Vallées jouant un rôle de centre

_Une telle vallée est urbaine et décentralisée. Elle est composée de noyaux bâtis de qualité et à forte densité bien reliés entre eux.
_Les espaces paysagers entre les localités sont préservés du mitage et valorisés en parcs paysagers offrant des espaces de loisirs.
_Grâce à l’interaction entre espaces urbains et paysagers de qualité, une sorte de cité-jardin en forme de ruban voit le jour.
_Une telle vallée sert de corridors d’accès.

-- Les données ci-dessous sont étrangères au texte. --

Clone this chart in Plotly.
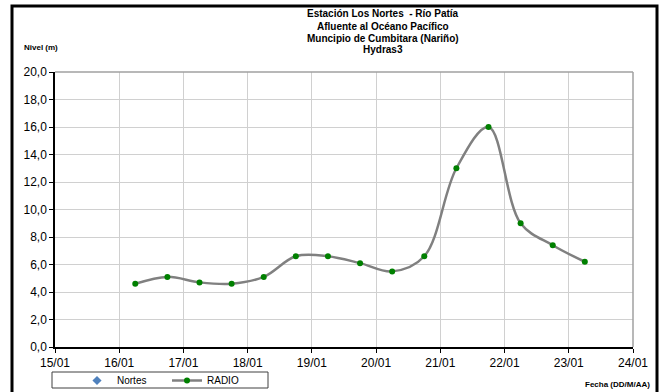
import plotly.graph_objects as go

# Mediciones de nivel (m) – telemetría RADIO, cada 12 h
fechas = [
    "2010-01-16 06:00", "2010-01-16 18:00", "2010-01-17 06:00", "2010-01-17 18:00",
    "2010-01-18 06:00", "2010-01-18 18:00", "2010-01-19 06:00", "2010-01-19 18:00",
    "2010-01-20 06:00", "2010-01-20 18:00", "2010-01-21 06:00", "2010-01-21 18:00",
    "2010-01-22 06:00", "2010-01-22 18:00", "2010-01-23 06:00",
]
nivel_radio = [4.6, 5.1, 4.7, 4.6, 5.1, 6.6, 6.6, 6.1, 5.5, 6.6, 13.0, 16.0, 9.0, 7.4, 6.2]

# Serie Nortes (sin registros en el periodo)
fechas_nortes = [None]
nivel_nortes = [None]

titulo = [
    "Estación Los Nortes  - Río Patía",
    "Afluente al Océano Pacífico",
    "Muncipio de Cumbitara (Nariño)",
    "Hydras3",
]

FONT = "Liberation Sans, Arial, sans-serif"

fig = go.Figure()
fig.add_trace(go.Scatter(
    x=fechas_nortes, y=nivel_nortes, name="Nortes", mode="markers",
    marker=dict(symbol="diamond", color="#4F81BD", size=7),
))
fig.add_trace(go.Scatter(
    x=fechas, y=nivel_radio, name="RADIO", mode="lines+markers",
    line=dict(color="#808080", width=2.5, shape="spline", smoothing=1.0),
    marker=dict(color="#008000", size=6),
))

L, R, T, B = 55, 31, 72, 45
W, H = 664, 392
pw, ph = W - L - R, H - T - B

def px(xp):
    return (xp - L) / pw

def py(yp):
    return (H - B - yp) / ph

annotations = [
    dict(text=f"<b>{t}</b>", xref="paper", yref="paper",
         x=px(383), y=py(14 + 12 * i), xanchor="center", yanchor="middle",
         showarrow=False, font=dict(family=FONT, size=10))
    for i, t in enumerate(titulo)
]
annotations += [
    dict(text="<b>Nivel (m)</b>", xref="paper", yref="paper",
         x=px(22), y=py(47), xanchor="left", yanchor="middle",
         showarrow=False, font=dict(family=FONT, size=8)),
    dict(text="<b>Fecha (DD/M/AA)</b>", xref="paper", yref="paper",
         x=px(652), y=py(384), xanchor="right", yanchor="middle",
         showarrow=False, font=dict(family=FONT, size=8)),
]

fig.update_layout(
    width=W, height=H,
    margin=dict(l=L, r=R, t=T, b=B, autoexpand=False),
    paper_bgcolor="white", plot_bgcolor="white",
    separators=",.",
    font=dict(family=FONT, size=12, color="black"),
    showlegend=True,
    # leyenda sin marco propio; el recuadro se dibuja como forma
    legend=dict(
        orientation="h", x=px(77), y=py(366), xanchor="left", yanchor="top",
        bgcolor="rgba(0,0,0,0)", borderwidth=0,
        font=dict(family=FONT, size=10), itemwidth=30,
        entrywidth=45, tracegroupgap=0, indentation=0,
    ),
    xaxis=dict(
        type="date", range=["2010-01-15", "2010-01-24"],
        dtick=86400000, tick0="2010-01-15", tickformat="%d/%m",
        showgrid=True, gridcolor="#D0D0D0", gridwidth=1,
        showline=True, linecolor="black", linewidth=1.5,
        ticks="outside", ticklen=4, tickcolor="black",
        tickfont=dict(family=FONT, size=12), zeroline=False,
    ),
    yaxis=dict(
        range=[0, 20], dtick=2, tickformat=".1f",
        showgrid=True, gridcolor="#D0D0D0", gridwidth=1,
        showline=True, linecolor="black", linewidth=1.5,
        ticks="outside", ticklen=4, tickcolor="black",
        tickfont=dict(family=FONT, size=12), zeroline=False,
    ),
    shapes=[
        # marco gris superior y derecho del área de trazado
        dict(type="line", xref="paper", yref="paper", x0=0, x1=1, y0=1, y1=1,
             line=dict(color="#A0A0A0", width=1.5)),
        dict(type="line", xref="paper", yref="paper", x0=1, x1=1, y0=0, y1=1,
             line=dict(color="#A0A0A0", width=1.5)),
        # recuadro de la leyenda
        dict(type="rect", xref="paper", yref="paper",
             x0=px(52), x1=px(268), y0=py(388), y1=py(372),
             line=dict(color="#404040", width=1), fillcolor="white",
             layer="above"),
        # marco exterior del gráfico
        dict(type="rect", xref="paper", yref="paper",
             x0=px(12), x1=px(657), y0=py(396), y1=py(6),
             line=dict(color="black", width=3), layer="above"),
    ],
    annotations=annotations,
)

fig.write_html("out.html")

Les axes routiers dans la vallée principale relient les centres de localités qui fonctionnent comme noeuds de communication pour la répartition fine dans les vallées latérales.
_Un bon aménagement du territoire garantit la coordination nécessaire entre évolution du trafic, développement du milieu bâti et paysage.
_Par la mise en place de bonnes conditions-cadre économiques et à d’une coordination du développement des zones d’activités, la vallée centrale devient un espace économique commun.
_Par la mise en place de bonnes conditions-cadre pour les innovations et la mise en réseau des offres de formation tertiaire, la vallée devient une vallée innovante/dynamique.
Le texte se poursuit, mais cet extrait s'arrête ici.